Further complicating matters is that while Trump sees Xi as a key ally in dealing with North Korea, Washington and Beijing have themselves been at odds in several areas, including Chinese militarization of artificial islands in the South China Sea, arms sales to Taiwan, and increased U.S. military activities in South Korea.

Since Trump became president, the U.S. Navy has apparently held back from undertaking so called “freedom of operations” trips to challenge the 12 mile limits from these artificial Chinese islands. At the same time, the U.S. has held up approval of a $1 billion sale of American arms to Taiwan, in what may be another Trump administration act to stay on the good side of Xi.

Last week, the U.S. activated in South Korea an American Army THAAD anti-missile unit over the objections of Beijing, which argued it could be used against Chinese missiles.
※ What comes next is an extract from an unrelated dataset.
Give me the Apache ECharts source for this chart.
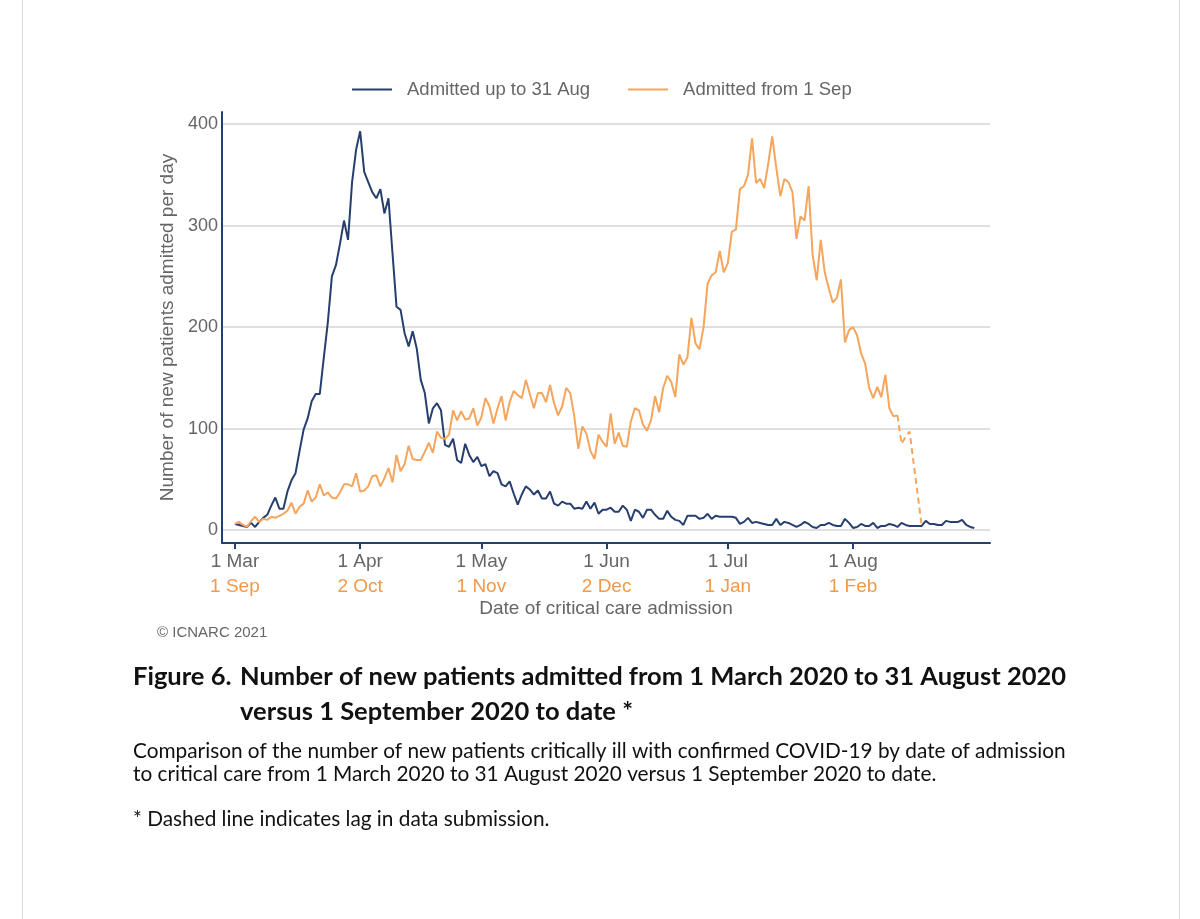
<!DOCTYPE html>
<html>
<head>
<meta charset="utf-8">
<script src="https://cdn.jsdelivr.net/npm/echarts@6/dist/echarts.min.js"></script>
<style>
  html, body { margin: 0; padding: 0; background: #fff; }
  #page { position: absolute; left: 22px; top: 0; width: 1156px; height: 919px;
          border-left: 1px solid #dcdcdc; border-right: 1px solid #dcdcdc; }
  #chart { position: absolute; left: 0; top: 0; width: 1200px; height: 919px; }
</style>
</head>
<body>
<div id="page"></div>
<div id="chart"></div>
<script>
  // day index 0 = 1 Mar (first wave) / 1 Sep (second wave)
  var tickDays = [0, 31, 61, 92, 122, 153]
  var labelsFirstWave = ['1 Mar', '1 Apr', '1 May', '1 Jun', '1 Jul', '1 Aug']
  var labelsSecondWave = ['1 Sep', '2 Oct', '1 Nov', '2 Dec', '1 Jan', '1 Feb']
  var yTicks = [0, 100, 200, 300, 400]

  // Admitted up to 31 Aug, daily from 1 Mar
  var firstWave = [
    6, 5, 4, 3, 7, 3, 8, 12, 15, 24, 32, 21, 21, 38, 49, 56, 78, 99, 110, 127,
    134, 134, 170, 205, 250, 261, 282, 305, 286, 343, 375, 393, 353, 343, 333, 327, 336, 312, 327, 273,
    220, 217, 194, 181, 196, 179, 148, 135, 105, 120, 125, 118, 84, 82, 90, 69, 66, 85, 74, 67,
    72, 63, 65, 53, 58, 56, 45, 43, 48, 36, 25, 35, 43, 40, 35, 39, 31, 31, 38, 26,
    24, 28, 26, 26, 21, 22, 21, 28, 21, 27, 16, 20, 20, 22, 18, 18, 24, 20, 9, 20,
    18, 12, 20, 20, 15, 11, 11, 19, 13, 10, 9, 5, 14, 14, 14, 11, 12, 16, 11, 14,
    13, 13, 13, 13, 12, 6, 8, 12, 7, 8, 7, 6, 5, 5, 11, 5, 8, 7, 5, 3,
    5, 8, 6, 3, 2, 5, 5, 7, 5, 4, 4, 11, 7, 2, 3, 6, 4, 4, 7, 2,
    4, 4, 6, 5, 3, 7, 5, 4, 4, 4, 4, 9, 6, 6, 5, 5, 9, 8, 8, 8,
    10, 5, 3, 2
  ]

  // Admitted from 1 Sep, daily
  var secondWave = [
    6, 8, 5, 3, 9, 13, 8, 11, 10, 13, 12, 14, 16, 19, 27, 16, 23, 26, 39, 28,
    32, 45, 34, 37, 32, 31, 37, 45, 45, 43, 56, 38, 39, 43, 53, 54, 43, 51, 61, 47,
    74, 58, 65, 83, 70, 69, 69, 77, 86, 76, 97, 91, 90, 94, 118, 108, 117, 109, 110, 120,
    103, 111, 130, 122, 105, 120, 132, 108, 126, 137, 133, 130, 148, 134, 120, 135, 135, 126, 143, 125,
    113, 122, 140, 135, 112, 80, 102, 95, 78, 70, 94, 87, 82, 115, 85, 96, 83, 82, 107, 120,
    118, 104, 98, 108, 132, 116, 140, 152, 146, 131, 173, 163, 170, 209, 184, 178, 200, 243, 251, 254,
    275, 254, 263, 294, 296, 336, 339, 350, 386, 342, 346, 337, 361, 388, 357, 329, 346, 343, 333, 287,
    309, 305, 339, 271, 246, 286, 254, 238, 224, 229, 247, 185, 197, 200, 192, 174, 164, 140, 130, 141,
    131, 153, 120, 112, 113, 85, 92, 97, 66, 35, 4
  ]
  var lagStart = 164 // dashed from here on

  var navy = '#273f6e'
  var orange = '#f5a55c'
  var grey = '#666666'
  var font = 'Liberation Sans, Arial, sans-serif'
  var capFont = 'Lato, Open Sans, sans-serif'

  var solidOrange = secondWave.map(function (v, i) { return [i, i <= lagStart ? v : null] })
  var dashedOrange = secondWave.map(function (v, i) { return [i, i >= lagStart ? v : null] })

  var chart = echarts.init(document.getElementById('chart'))
  chart.setOption({
    animation: false,
    textStyle: { fontFamily: font },
    legend: {
      top: 75,
      left: 347,
      data: ['Admitted up to 31 Aug', 'Admitted from 1 Sep'],
      itemWidth: 40,
      itemHeight: 2,
      itemGap: 38,
      icon: 'rect',
      textStyle: { color: grey, fontSize: 18.5, fontFamily: font, padding: [0, 0, 0, 10] }
    },
    grid: { left: 222, right: 210, top: 112, bottom: 376 },
    xAxis: {
      type: 'value',
      min: -3.2,
      max: 186.9,
      name: 'Date of critical care admission',
      nameLocation: 'middle',
      nameGap: 56,
      nameTextStyle: { color: grey, fontSize: 19, fontFamily: font },
      axisLine: { onZero: false, lineStyle: { color: navy, width: 2 } },
      axisTick: { customValues: tickDays, length: 6, lineStyle: { color: navy, width: 2 } },
      splitLine: { show: false },
      axisLabel: {
        customValues: tickDays,
        margin: 6,
        formatter: function (val) {
          var k = tickDays.indexOf(val)
          return '{a|' + labelsFirstWave[k] + '}\n{b|' + labelsSecondWave[k] + '}'
        },
        rich: {
          a: { color: grey, fontSize: 19, lineHeight: 25, fontFamily: font },
          b: { color: '#f29a4a', fontSize: 19, lineHeight: 25, fontFamily: font }
        }
      }
    },
    yAxis: {
      type: 'value',
      min: -12.8,
      max: 412,
      name: 'Number of new patients admitted per day',
      nameLocation: 'middle',
      nameGap: 44,
      nameTextStyle: { color: grey, fontSize: 19, fontFamily: font },
      axisLine: { show: true, onZero: false, lineStyle: { color: navy, width: 2 } },
      axisTick: { show: false, customValues: yTicks },
      axisLabel: { customValues: yTicks, color: grey, fontSize: 18, margin: 4, fontFamily: font },
      splitLine: { lineStyle: { color: '#e0e0e0', width: 2 } }
    },
    series: [
      {
        name: 'Admitted up to 31 Aug',
        type: 'line',
        data: firstWave.map(function (v, i) { return [i, v] }),
        showSymbol: false,
        itemStyle: { color: navy },
        lineStyle: { color: navy, width: 2 }
      },
      {
        name: 'Admitted from 1 Sep',
        type: 'line',
        data: solidOrange,
        showSymbol: false,
        itemStyle: { color: orange },
        lineStyle: { color: orange, width: 2 }
      },
      {
        name: 'lag',
        type: 'line',
        data: dashedOrange,
        showSymbol: false,
        itemStyle: { color: orange },
        lineStyle: { color: orange, width: 2, type: [6, 4] }
      }
    ],
    graphic: [
      { type: 'text', left: 157, top: 625, style: { text: '\u00a9 ICNARC 2021', fill: grey, font: '15px ' + font } },
      { type: 'text', left: 133, top: 664, style: { text: 'Figure 6.', fill: '#111', font: 'bold 25.5px ' + capFont } },
      { type: 'text', left: 240, top: 664, style: { text: 'Number of new patients admitted from 1 March 2020 to 31 August 2020', fill: '#111', font: 'bold 25.5px ' + capFont } },
      { type: 'text', left: 240, top: 699, style: { text: 'versus 1 September 2020 to date *', fill: '#111', font: 'bold 25.5px ' + capFont } },
      { type: 'text', left: 133, top: 741, style: { text: 'Comparison of the number of new patients critically ill with confirmed COVID-19 by date of admission', fill: '#111', font: '20.8px ' + capFont } },
      { type: 'text', left: 133, top: 764, style: { text: 'to critical care from 1 March 2020 to 31 August 2020 versus 1 September 2020 to date.', fill: '#111', font: '20.8px ' + capFont } },
      { type: 'text', left: 133, top: 809, style: { text: '* Dashed line indicates lag in data submission.', fill: '#111', font: '20.8px ' + capFont } }
    ]
  })
</script>
</body>
</html>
With a range of just 125 miles, the system hardly threatens missiles launched from China, although it could cover activities in the South China Sea.

In a great irony, China has threatened an economic boycott of South Korea entities related to the THAAD deployment at the same time that Trump, impulsively, said he would make the South Koreans pay for the system. 

Meanwhile, it will be interesting to see what the Chinese reaction will be to a long-planned military facility set for South Korea. It’s a scheduled $500 million, modern Korean Air and Space Operations Center at Osan Air Base, some 48 miles south of the demilitarized zone, funded in large part by South Korea.

Designed to withstand nuclear, radiological, cyber, chemical, and biological attacks, it will have separate and joint mission areas for some 2,400 U.S. and Korean personnel. The facility will also have redundant systems that will enable it to operate for up to five days cut off from the rest of the world, according to a U.S. Army Corps of Engineers contract proposal.

It will replace a 1983, hardened, existing facility at Osan with 10-foot thick walls that is known as “the Cheyenne Mountain of South Korea.”

While the new facility is described as needed to carry out any military action against North Korea, its wide operations coverage would be available for operations involving countries in the Northwest Pacific area, including China.